- Born: Elizabeth Carter III August 28, 1895 Honolulu, Hawaiian Kingdom (now Hawaii, U.S.)
- Died: December 21, 1928 (aged 33) Honolulu, Territory of Hawaii (now Hawaii, U.S.)
- Burial place: O'ahu Cemetery, Honolulu, Hawaii, U.S.
- Occupation(s): Community leader, socialite
- Spouse: Washington Everardus Bogardus (m. 1917–1928; her death)
- Parents: George Robert Carter (father); Helen Strong Carter (mother);
- Relatives: Henry Alpheus Peirce Carter (paternal grandfather), Henry A. Strong (maternal grandfather), Gerrit P. Judd (paternal great grandfather)

= Elizabeth Carter Bogardus =

Hawaiian founder of the Junior League of Honolulu (1895–1928)

Elizabeth Carter Bogardus (née Carter; 1895–1928) was a Hawaiian community leader, socialite, and the founder of the Junior League of Honolulu.

== Early life and family ==
Elizabeth Carter was born on August 28, 1895, in Honolulu, Hawaiian Kingdom (now Oahu, Hawaii, U.S.), to American parents Helen (née Strong) and George Robert Carter. Her parents came from the United States to the Hawaiian Kingdom two years prior to her birth, in 1893. Her mother Helen Strong Carter worked as a philanthropist, and helped establish medical and dental facilities in Hawaii. Her father George Robert Carter served as the second territorial governor of Hawaii. Her grandfathers included Henry A. Strong, an Eastman Kodak president; and Henry Alpheus Peirce Carter, a diplomat in the Hawaiian Kingdom.

In October 1917, she married Washington Everardus Bogardus (1896–1931), a banker from a prominent American family of Dutch heritage.

== Career ==
In 1923, Bogardus founded the Junior League of Honolulu with 30 female founding members, a local Junior League nonprofit organizations. At the time of its founding, the group was focused on working with the local children's hospital, Kapiʻolani Maternity Home (now Kapiolani Medical Center for Women and Children).
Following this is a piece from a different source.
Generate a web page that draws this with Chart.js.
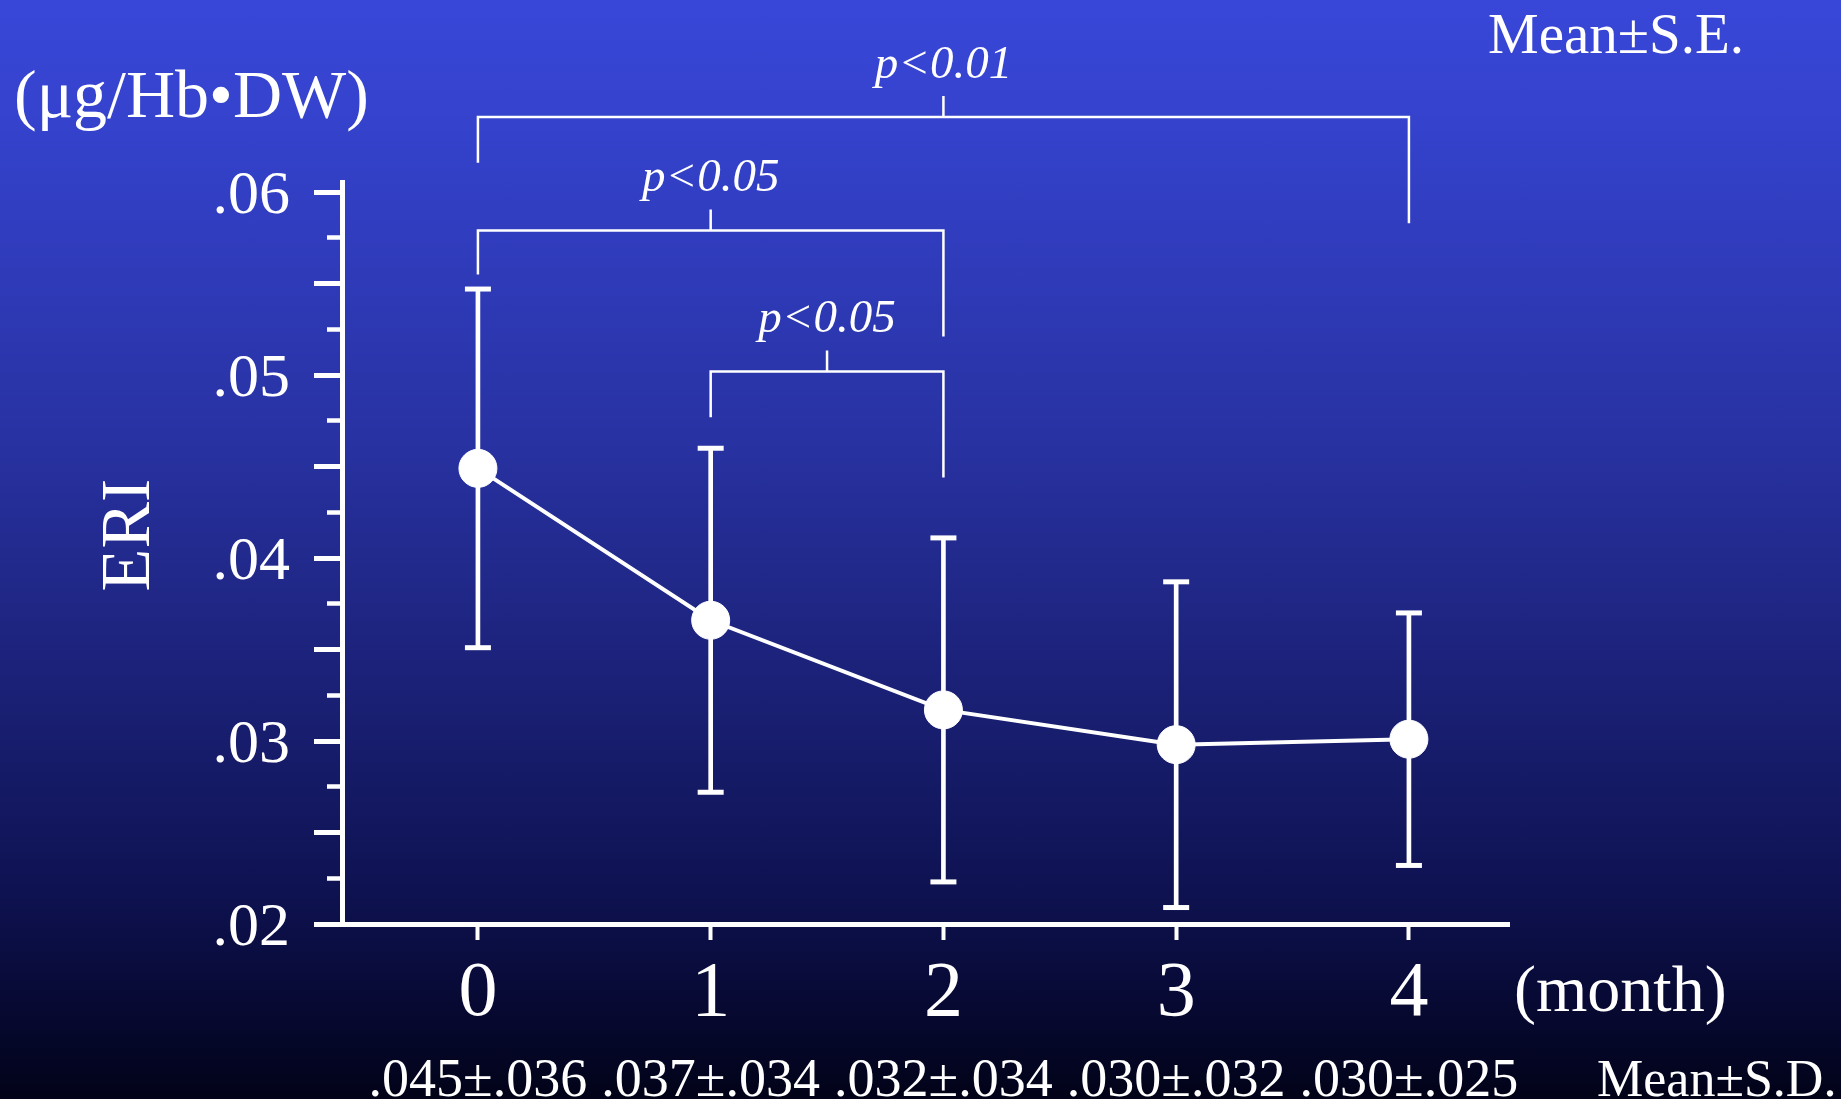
<!DOCTYPE html>
<html>
<head>
<meta charset="utf-8">
<title>ERI</title>
<script src="https://cdn.jsdelivr.net/npm/chart.js@4.4.1/dist/chart.umd.min.js"></script>
<style>
  html, body { margin: 0; padding: 0; }
  body {
    width: 1841px; height: 1099px; overflow: hidden;
    background: linear-gradient(to bottom,
      #3947d9 0%, #3341c9 14%, #2832a2 40%, #1b2177 62%, #0f1354 80%, #06082e 93%, #020318 100%);
  }
  #wrap { position: relative; width: 1841px; height: 1099px; }
</style>
</head>
<body>
<div id="wrap"><canvas id="chart"></canvas></div>
<script>
// ERI over months of treatment (Mean ± S.E. plotted, Mean ± S.D. listed)
const months = [0, 1, 2, 3, 4];
const meanERI = [0.0449, 0.0366, 0.0317, 0.0298, 0.0301];
const seERI = [0.0098, 0.0094, 0.0094, 0.0089, 0.0069];
const sdERI = [0.036, 0.034, 0.034, 0.032, 0.025];

// long ticks (labelled at whole hundredths) and short ticks in between
const yMajorTicks = [0.02, 0.025, 0.03, 0.035, 0.04, 0.045, 0.05, 0.055, 0.06];
const yMinorTicks = [0.0225, 0.0275, 0.0325, 0.0375, 0.0425, 0.0475, 0.0525, 0.0575];

// significance brackets between months
const comparisonPairs = [[0, 4], [0, 2], [1, 2]];
const comparisonLabels = ['p<0.01', 'p<0.05', 'p<0.05'];

// bracket geometry, in ERI units on the y scale
const bracketGeometry = [
  { bar: 0.0641, left: 0.0616, right: 0.0583 },
  { bar: 0.0579, left: 0.0555, right: 0.0521 },
  { bar: 0.0502, left: 0.0477, right: 0.0444 }
];

const SERIF = '"Liberation Serif", "Times New Roman", serif';
Chart.defaults.font.family = SERIF;
Chart.defaults.color = '#ffffff';

const fmt3 = v => v.toFixed(3).replace(/^0/, '');
const fmt2 = v => v.toFixed(2).replace(/^0/, '');
const isHundredth = v => Math.abs(v * 100 - Math.round(v * 100)) < 1e-6;

const annotations = {
  id: 'annotations',
  afterDraw(chart) {
    const { ctx, scales: { x, y } } = chart;
    ctx.save();
    ctx.fillStyle = '#ffffff';
    ctx.strokeStyle = '#ffffff';
    ctx.lineCap = 'butt';
    ctx.lineJoin = 'miter';

    // brackets and p values
    ctx.lineWidth = 2.5;
    comparisonPairs.forEach(([a, b], k) => {
      const g = bracketGeometry[k];
      const xa = x.getPixelForValue(a);
      const xb = x.getPixelForValue(b);
      const yb = y.getPixelForValue(g.bar);
      const xm = (xa + xb) / 2;
      ctx.beginPath();
      ctx.moveTo(xa, y.getPixelForValue(g.left));
      ctx.lineTo(xa, yb);
      ctx.lineTo(xb, yb);
      ctx.lineTo(xb, y.getPixelForValue(g.right));
      ctx.moveTo(xm, yb);
      ctx.lineTo(xm, yb - 21);
      ctx.stroke();
      ctx.font = 'italic 47px ' + SERIF;
      ctx.textAlign = 'center';
      ctx.textBaseline = 'alphabetic';
      ctx.fillText(comparisonLabels[k], xm, yb - 39);
    });

    // axis captions
    ctx.textBaseline = 'alphabetic';
    ctx.textAlign = 'left';
    ctx.font = '68px ' + SERIF;
    ctx.fillText('(\u03BCg/Hb\u2022DW)', 14, 117);
    ctx.font = '57px ' + SERIF;
    ctx.fillText('Mean\u00B1S.E.', 1488, 53);
    ctx.font = '66px ' + SERIF;
    ctx.fillText('(month)', 1514, 1011);

    // Mean ± S.D. row
    ctx.font = '54px ' + SERIF;
    ctx.textAlign = 'center';
    months.forEach((m, i) => {
      ctx.fillText(fmt3(meanERI[i]) + '\u00B1' + fmt3(sdERI[i]), x.getPixelForValue(m), 1096);
    });
    ctx.textAlign = 'left';
    ctx.font = '52px ' + SERIF;
    ctx.fillText('Mean\u00B1S.D.', 1597, 1096);

    // rotated axis name
    ctx.save();
    ctx.translate(131, 535);
    ctx.rotate(-Math.PI / 2);
    ctx.textAlign = 'center';
    ctx.textBaseline = 'middle';
    ctx.font = '70px ' + SERIF;
    ctx.fillText('ERI', 0, 0);
    ctx.restore();

    ctx.restore();
  }
};

new Chart(document.getElementById('chart'), {
  type: 'line',
  data: {
    datasets: [
      {
        type: 'line',
        label: 'Mean',
        data: months.map((m, i) => ({ x: m, y: meanERI[i] })),
        borderColor: '#ffffff',
        borderWidth: 4,
        tension: 0,
        pointRadius: 19,
        pointBackgroundColor: '#ffffff',
        pointBorderColor: '#ffffff',
        pointBorderWidth: 1,
        order: 0
      },
      {
        type: 'bar',
        label: 'S.E.',
        data: months.map((m, i) => ({ x: m, y: [meanERI[i] - seERI[i], meanERI[i] + seERI[i]] })),
        backgroundColor: '#ffffff',
        borderWidth: 0,
        barThickness: 4,
        order: 2
      },
      {
        type: 'scatter',
        label: 'S.E. caps',
        data: months.map((m, i) => ({ x: m, y: meanERI[i] + seERI[i] }))
          .concat(months.map((m, i) => ({ x: m, y: meanERI[i] - seERI[i] }))),
        showLine: false,
        pointStyle: 'line',
        pointRadius: 13,
        pointBorderWidth: 5,
        pointBorderColor: '#ffffff',
        borderColor: '#ffffff',
        order: 1
      }
    ]
  },
  options: {
    responsive: true,
    maintainAspectRatio: false,
    devicePixelRatio: 1,
    animation: false,
    events: [],
    layout: { padding: { left: 0, right: 332, top: 182, bottom: 0 } },
    plugins: { legend: { display: false }, tooltip: { enabled: false } },
    scales: {
      x: {
        type: 'linear',
        min: -0.584,
        max: 4.43,
        offset: false,
        afterFit: s => { s.height = 175; },
        afterBuildTicks: s => { s.ticks = months.map(v => ({ value: v })); },
        grid: { drawOnChartArea: false, drawTicks: true, tickLength: 16, tickWidth: 4, tickColor: '#ffffff', offset: false },
        border: { display: true, color: '#ffffff', width: 5 },
        ticks: { color: '#ffffff', font: { size: 78 }, padding: 8, maxRotation: 0, autoSkip: false, callback: v => String(v) }
      },
      y: {
        type: 'linear',
        position: 'left',
        weight: 1,
        min: 0.02,
        max: 0.06055,
        afterFit: s => { s.width = 342; },
        afterBuildTicks: s => { s.ticks = yMajorTicks.map(v => ({ value: v })); },
        grid: { drawOnChartArea: false, drawTicks: true, tickLength: 28, tickWidth: 5, tickColor: '#ffffff' },
        border: { display: true, color: '#ffffff', width: 5 },
        ticks: { color: '#ffffff', font: { size: 62 }, padding: 24, labelOffset: 5, callback: v => (isHundredth(v) ? fmt2(v) : '') }
      },
      yMinor: {
        type: 'linear',
        position: 'left',
        weight: 0,
        min: 0.02,
        max: 0.06055,
        afterFit: s => { s.width = 0; },
        afterBuildTicks: s => { s.ticks = yMinorTicks.map(v => ({ value: v })); },
        grid: { drawOnChartArea: false, drawTicks: true, tickLength: 15, tickWidth: 4.5, tickColor: '#ffffff' },
        border: { display: false },
        ticks: { display: false }
      }
    }
  },
  plugins: [annotations]
});
</script>
</body>
</html>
The League produced a movie, The Kamaaina (1929), which was shown in various locations in the United States. By 1928, the league had grown to 117 members. The Junior League of Honolulu has later focused on community service projects for Honolulu and the greater area.

Additionally Bogardus had lobbied for the preservation of Queen Emma Summer Palace (Hānaiakamalama) in Honolulu and Huliheʻe Palace in Kailua-Kona.

== Death and legacy ==
Bogardus died on December 21, 1928 in Honolulu, Territory of Hawaii, at the age of 33 after an illness. She was survived by her husband and parents, and was buried at O'ahu Cemetery in Honolulu.

After her death, a bed at the Kapiʻolani Maternity Home children's hospital was dedicated in her honor. In 1929, a new Junior League building at the Pearl Harbor Yacht Club was erected as a memorial for Bogardus.